■ Aim of the exercise
Write the data below out exactly as it stands. Do not include the pictures.

■ Data section
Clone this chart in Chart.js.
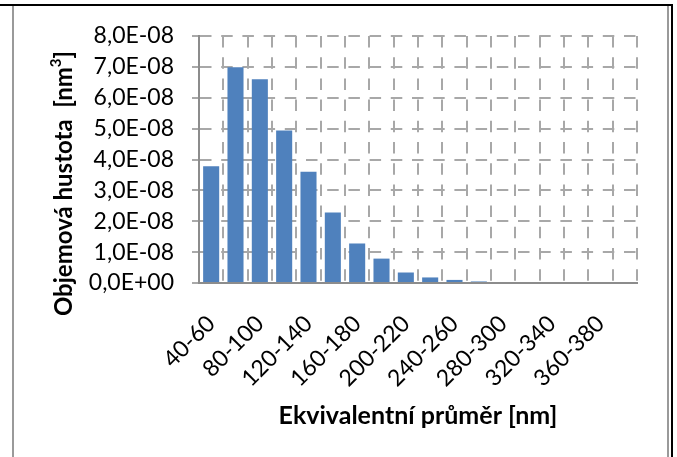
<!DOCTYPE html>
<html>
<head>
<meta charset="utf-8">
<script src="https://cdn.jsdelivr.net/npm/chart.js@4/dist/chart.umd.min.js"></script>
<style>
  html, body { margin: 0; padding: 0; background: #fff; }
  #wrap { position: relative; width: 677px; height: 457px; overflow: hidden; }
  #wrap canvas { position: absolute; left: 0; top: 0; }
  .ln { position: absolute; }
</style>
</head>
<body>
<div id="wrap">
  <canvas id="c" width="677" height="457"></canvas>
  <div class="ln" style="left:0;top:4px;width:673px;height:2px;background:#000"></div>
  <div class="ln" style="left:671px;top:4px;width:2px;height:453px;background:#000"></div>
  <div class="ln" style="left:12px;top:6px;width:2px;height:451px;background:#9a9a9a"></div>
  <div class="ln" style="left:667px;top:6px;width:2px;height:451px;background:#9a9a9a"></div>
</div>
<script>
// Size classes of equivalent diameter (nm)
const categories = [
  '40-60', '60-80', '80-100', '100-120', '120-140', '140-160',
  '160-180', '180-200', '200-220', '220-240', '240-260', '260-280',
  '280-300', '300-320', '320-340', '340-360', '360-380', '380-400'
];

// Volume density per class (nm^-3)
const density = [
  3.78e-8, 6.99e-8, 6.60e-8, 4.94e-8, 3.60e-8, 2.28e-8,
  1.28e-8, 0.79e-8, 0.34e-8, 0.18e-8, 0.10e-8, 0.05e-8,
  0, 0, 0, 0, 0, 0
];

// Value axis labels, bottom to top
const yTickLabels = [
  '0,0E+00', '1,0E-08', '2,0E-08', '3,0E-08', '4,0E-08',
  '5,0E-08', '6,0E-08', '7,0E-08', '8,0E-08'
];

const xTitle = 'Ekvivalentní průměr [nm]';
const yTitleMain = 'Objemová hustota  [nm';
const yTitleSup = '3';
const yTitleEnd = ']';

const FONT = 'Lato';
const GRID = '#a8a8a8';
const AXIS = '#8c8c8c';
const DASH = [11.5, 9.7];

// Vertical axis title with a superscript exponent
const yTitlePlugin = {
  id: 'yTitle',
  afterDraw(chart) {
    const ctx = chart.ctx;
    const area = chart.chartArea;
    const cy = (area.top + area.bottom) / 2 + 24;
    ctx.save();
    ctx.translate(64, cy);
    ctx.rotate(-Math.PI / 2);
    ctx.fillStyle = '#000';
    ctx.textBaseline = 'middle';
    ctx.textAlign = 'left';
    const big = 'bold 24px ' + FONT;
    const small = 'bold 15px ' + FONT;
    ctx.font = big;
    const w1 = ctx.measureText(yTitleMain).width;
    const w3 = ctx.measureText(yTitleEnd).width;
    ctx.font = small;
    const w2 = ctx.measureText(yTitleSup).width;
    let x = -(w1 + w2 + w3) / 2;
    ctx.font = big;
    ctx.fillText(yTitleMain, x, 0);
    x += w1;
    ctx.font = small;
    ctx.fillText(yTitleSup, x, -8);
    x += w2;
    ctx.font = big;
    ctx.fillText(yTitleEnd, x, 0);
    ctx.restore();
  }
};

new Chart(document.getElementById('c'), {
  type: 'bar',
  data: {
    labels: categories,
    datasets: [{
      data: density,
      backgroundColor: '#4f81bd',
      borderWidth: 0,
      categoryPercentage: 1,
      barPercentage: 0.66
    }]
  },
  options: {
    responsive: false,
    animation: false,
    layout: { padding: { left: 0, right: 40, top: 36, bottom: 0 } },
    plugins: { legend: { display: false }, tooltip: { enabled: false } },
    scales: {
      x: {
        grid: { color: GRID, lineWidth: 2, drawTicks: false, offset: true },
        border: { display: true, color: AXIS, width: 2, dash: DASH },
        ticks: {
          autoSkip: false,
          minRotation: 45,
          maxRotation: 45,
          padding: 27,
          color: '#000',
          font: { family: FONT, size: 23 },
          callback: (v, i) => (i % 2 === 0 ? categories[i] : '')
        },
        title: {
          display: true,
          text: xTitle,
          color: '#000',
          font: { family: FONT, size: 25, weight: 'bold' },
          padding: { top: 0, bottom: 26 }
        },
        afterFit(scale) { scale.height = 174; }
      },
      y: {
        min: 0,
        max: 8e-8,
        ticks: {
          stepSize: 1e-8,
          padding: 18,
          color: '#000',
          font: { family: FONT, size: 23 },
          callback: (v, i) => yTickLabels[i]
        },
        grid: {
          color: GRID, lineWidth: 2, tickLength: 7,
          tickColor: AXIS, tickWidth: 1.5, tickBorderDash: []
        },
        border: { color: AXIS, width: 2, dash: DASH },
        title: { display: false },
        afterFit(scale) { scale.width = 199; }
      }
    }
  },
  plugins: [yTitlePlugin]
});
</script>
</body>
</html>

■ Answer to this exercise
Clone this chart in Chart.js.
<!DOCTYPE html>
<html>
<head>
<meta charset="utf-8">
<script src="https://cdn.jsdelivr.net/npm/chart.js@4/dist/chart.umd.min.js"></script>
<style>
  html, body { margin: 0; padding: 0; background: #fff; }
  #wrap { position: relative; width: 677px; height: 457px; overflow: hidden; }
  #wrap canvas { position: absolute; left: 0; top: 0; }
  .ln { position: absolute; }
</style>
</head>
<body>
<div id="wrap">
  <canvas id="c" width="677" height="457"></canvas>
  <div class="ln" style="left:0;top:4px;width:673px;height:2px;background:#000"></div>
  <div class="ln" style="left:671px;top:4px;width:2px;height:453px;background:#000"></div>
  <div class="ln" style="left:12px;top:6px;width:2px;height:451px;background:#9a9a9a"></div>
  <div class="ln" style="left:667px;top:6px;width:2px;height:451px;background:#9a9a9a"></div>
</div>
<script>
// Size classes of equivalent diameter (nm)
const categories = [
  '40-60', '60-80', '80-100', '100-120', '120-140', '140-160',
  '160-180', '180-200', '200-220', '220-240', '240-260', '260-280',
  '280-300', '300-320', '320-340', '340-360', '360-380', '380-400'
];

// Volume density per class (nm^-3)
const density = [
  3.78e-8, 6.99e-8, 6.60e-8, 4.94e-8, 3.60e-8, 2.28e-8,
  1.28e-8, 0.79e-8, 0.34e-8, 0.18e-8, 0.10e-8, 0.05e-8,
  0, 0, 0, 0, 0, 0
];

// Value axis labels, bottom to top
const yTickLabels = [
  '0,0E+00', '1,0E-08', '2,0E-08', '3,0E-08', '4,0E-08',
  '5,0E-08', '6,0E-08', '7,0E-08', '8,0E-08'
];

const xTitle = 'Ekvivalentní průměr [nm]';
const yTitleMain = 'Objemová hustota  [nm';
const yTitleSup = '3';
const yTitleEnd = ']';

const FONT = 'Lato';
const GRID = '#a8a8a8';
const AXIS = '#8c8c8c';
const DASH = [11.5, 9.7];

// Vertical axis title with a superscript exponent
const yTitlePlugin = {
  id: 'yTitle',
  afterDraw(chart) {
    const ctx = chart.ctx;
    const area = chart.chartArea;
    const cy = (area.top + area.bottom) / 2 + 24;
    ctx.save();
    ctx.translate(64, cy);
    ctx.rotate(-Math.PI / 2);
    ctx.fillStyle = '#000';
    ctx.textBaseline = 'middle';
    ctx.textAlign = 'left';
    const big = 'bold 24px ' + FONT;
    const small = 'bold 15px ' + FONT;
    ctx.font = big;
    const w1 = ctx.measureText(yTitleMain).width;
    const w3 = ctx.measureText(yTitleEnd).width;
    ctx.font = small;
    const w2 = ctx.measureText(yTitleSup).width;
    let x = -(w1 + w2 + w3) / 2;
    ctx.font = big;
    ctx.fillText(yTitleMain, x, 0);
    x += w1;
    ctx.font = small;
    ctx.fillText(yTitleSup, x, -8);
    x += w2;
    ctx.font = big;
    ctx.fillText(yTitleEnd, x, 0);
    ctx.restore();
  }
};

new Chart(document.getElementById('c'), {
  type: 'bar',
  data: {
    labels: categories,
    datasets: [{
      data: density,
      backgroundColor: '#4f81bd',
      borderWidth: 0,
      categoryPercentage: 1,
      barPercentage: 0.66
    }]
  },
  options: {
    responsive: false,
    animation: false,
    layout: { padding: { left: 0, right: 40, top: 36, bottom: 0 } },
    plugins: { legend: { display: false }, tooltip: { enabled: false } },
    scales: {
      x: {
        grid: { color: GRID, lineWidth: 2, drawTicks: false, offset: true },
        border: { display: true, color: AXIS, width: 2, dash: DASH },
        ticks: {
          autoSkip: false,
          minRotation: 45,
          maxRotation: 45,
          padding: 27,
          color: '#000',
          font: { family: FONT, size: 23 },
          callback: (v, i) => (i % 2 === 0 ? categories[i] : '')
        },
        title: {
          display: true,
          text: xTitle,
          color: '#000',
          font: { family: FONT, size: 25, weight: 'bold' },
          padding: { top: 0, bottom: 26 }
        },
        afterFit(scale) { scale.height = 174; }
      },
      y: {
        min: 0,
        max: 8e-8,
        ticks: {
          stepSize: 1e-8,
          padding: 18,
          color: '#000',
          font: { family: FONT, size: 23 },
          callback: (v, i) => yTickLabels[i]
        },
        grid: {
          color: GRID, lineWidth: 2, tickLength: 7,
          tickColor: AXIS, tickWidth: 1.5, tickBorderDash: []
        },
        border: { color: AXIS, width: 2, dash: DASH },
        title: { display: false },
        afterFit(scale) { scale.width = 199; }
      }
    }
  },
  plugins: [yTitlePlugin]
});
</script>
</body>
</html>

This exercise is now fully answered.